Energy

June 22, 2007 – 8:41 pm

Maybe we can get people to use less energy if we raise the price of energy so high that we can force people to use less. Or we can just fine the oil companies for “excessive” profits. They won’t pass the costs onto consumers. No they won’t.

We can also mandate higher MPGs on new cars and trucks. The costs of that won’t be passed onto the consumer either, will it? With all the potential legislation mandating lower future need for petroleum products, why should the oil companies invest in facilities to produce more petroleum products?

Then there’s ethanol. We’ll mandate the use of ethanol, but we’ll use food to make it with. That one’s really smart. In addition to raising the cost of fuel (since ethanol is more costly to produce {and less efficient, and uses more fossil fuels to produce than it replaces}) we will also raise the cost of lots of food items. Popcorn, canned corn, corn on the cob, beef, chicken, pork, lamb (fed with corn), candy, soft drinks, juice drinks, canned fruits, Marshmallow Fluff, and other products that use corn syrup as an sweetening ingredient, also any product containing corn oil which can include the french fries at your favorite fast food place now that they’re not using trans fats anymore. There’s an idea, fuel vehicles with trans fats since they are no longer good for fueling people.

One thing that seems to be forgotten in all of this is that if you raise the cost of energy you raise the cost of EVERYTHING! You raise the cost of everything that is physically transported anywhere. Electricity, while providing “clean” transportation in San Francisco, uses some kind of fuel to make at the electricity plant. Be it natural gas, oil, coal or wood, it may be clean at the far end (running the lights in your house, running the electric buses and trains) but it costs where it’s made.

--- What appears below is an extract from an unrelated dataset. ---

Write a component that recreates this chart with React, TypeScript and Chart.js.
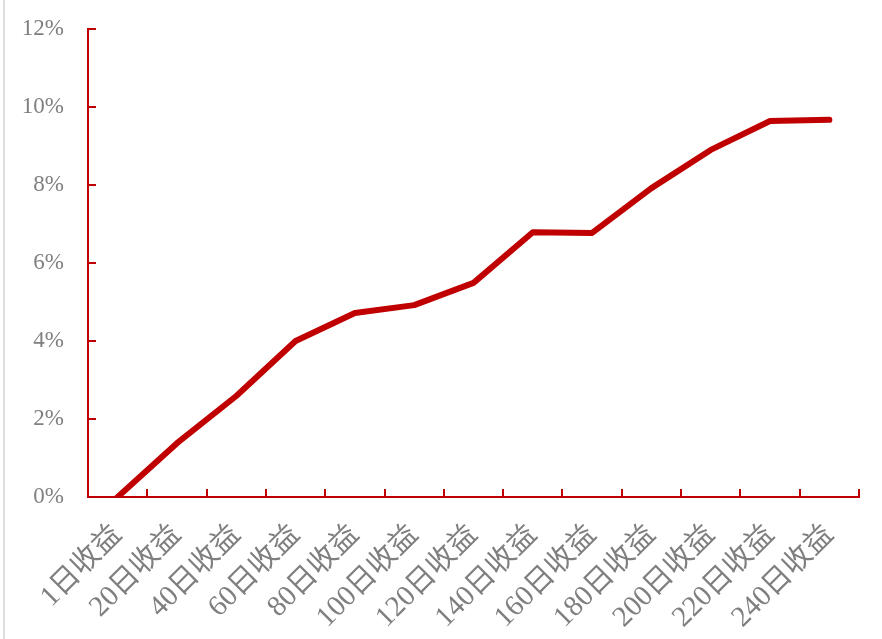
import React, { useEffect, useRef } from "react";
import { Chart, registerables } from "chart.js";

Chart.register(...registerables);

const categories = [
  "1日收益", "20日收益", "40日收益", "60日收益", "80日收益", "100日收益", "120日收益",
  "140日收益", "160日收益", "180日收益", "200日收益", "220日收益", "240日收益",
];
const returns = [0.0, 1.38, 2.59, 4.0, 4.72, 4.92, 5.49, 6.79, 6.77, 7.92, 8.9, 9.64, 9.67];
const yTicks = [0, 2, 4, 6, 8, 10, 12];

const AXIS_COLOR = "#C00000";
const TEXT_COLOR = "#7F7F7F";
const FONT_FAMILY = "'Liberation Serif', 'Noto Sans CJK SC', serif";

const innerTicks = {
  id: "innerTicks",
  afterDatasetsDraw(chart: any) {
    const { ctx, chartArea, scales } = chart;
    const x = scales.x;
    const y = scales.y;
    ctx.save();
    ctx.strokeStyle = AXIS_COLOR;
    ctx.lineWidth = 2;
    ctx.beginPath();
    yTicks.forEach((v) => {
      const py = Math.round(y.getPixelForValue(v));
      ctx.moveTo(chartArea.left, py);
      ctx.lineTo(chartArea.left + 8, py);
    });
    for (let k = 0; k <= categories.length; k++) {
      const px = Math.round(x.getPixelForValue(k - 0.5));
      ctx.moveTo(px, chartArea.bottom);
      ctx.lineTo(px, chartArea.bottom - 8);
    }
    ctx.stroke();
    ctx.restore();
  },
};

export default function App() {
  const ref = useRef<HTMLCanvasElement | null>(null);
  useEffect(() => {
    if (!ref.current) return;
    const chart = new Chart(ref.current, {
      type: "line",
      data: {
        labels: categories,
        datasets: [
          {
            data: returns,
            borderColor: "#C00000",
            backgroundColor: "#C00000",
            borderWidth: 6,
            pointRadius: 0,
            borderCapStyle: "round",
            borderJoinStyle: "round",
            tension: 0,
          },
        ],
      },
      options: {
        animation: false,
        responsive: false,
        maintainAspectRatio: false,
        layout: { padding: { left: 0, right: 23, top: 29, bottom: 0 } },
        plugins: { legend: { display: false }, tooltip: { enabled: false } },
        scales: {
          x: {
            offset: true,
            grid: { display: false, drawTicks: false, tickLength: 0 },
            border: { display: true, color: AXIS_COLOR, width: 2 },
            ticks: {
              color: TEXT_COLOR,
              font: { family: FONT_FAMILY, size: 29 },
              maxRotation: 45,
              minRotation: 45,
              padding: 21,
              autoSkip: false,
            },
            afterFit: (s: any) => {
              s.height = 142;
              s.paddingLeft = 0;
              s.paddingRight = 0;
            },
          },
          y: {
            min: 0,
            max: 12,
            grid: { display: false, drawTicks: false, tickLength: 0 },
            border: { display: true, color: AXIS_COLOR, width: 2 },
            afterBuildTicks: (s: any) => {
              s.ticks = yTicks.map((v) => ({ value: v }));
            },
            ticks: {
              color: TEXT_COLOR,
              font: { family: FONT_FAMILY, size: 23 },
              padding: 24,
              callback: (v: any) => v + "%",
            },
            afterFit: (s: any) => {
              s.width = 88;
              s.paddingTop = 0;
              s.paddingBottom = 0;
            },
          },
        },
      },
      plugins: [innerTicks],
    });
    return () => chart.destroy();
  }, []);
  return (
    <div style={{ position: "fixed", left: 0, top: 0, width: 882, height: 639, background: "#fff" }}>
      <div style={{ position: "absolute", left: 3, top: 0, width: 2, height: 639, background: "#DDDDDD" }} />
      <canvas ref={ref} width={882} height={639} style={{ position: "absolute", left: 0, top: 0 }} />
    </div>
  );
}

We can reduce our dependence on foreign oil if we work to get more of our own, off the coasts and at ANWR. Raising the costs of fuel to try to reduce use of fuel is the wrong answer. The costs of everything will rise and so will inflation. We can expand our limited refining capacity by reducing all the boutique blends to one for the winter and one for the summer. Refiners have to decide what volume Chicago is going to use versus what volume Atlanta will use and try to produce accordingly. If demand in Chicago rises and the supply of refined fuel is the Atlanta blend, Chicago’s out of luck until the refineries can retool and refine more of the Chicago blend.

We can reduce the costs of fuel by building more nuclear power plants. That allows more of the fuels that are currently being used to produce electricity to be freed up to produce something else.

Don’t use food to produce any kind of fuel (except human fuel). It raises the cost of food for all, but doesn’t really do much to reduce dependence on fossil fuels or improve fuel economy.

Congress needs to think carefully about the ramifications of legislation and not just legislate from the seat of their pants, reactive rather than proactive… Don’t raise our costs without giving us something real in return.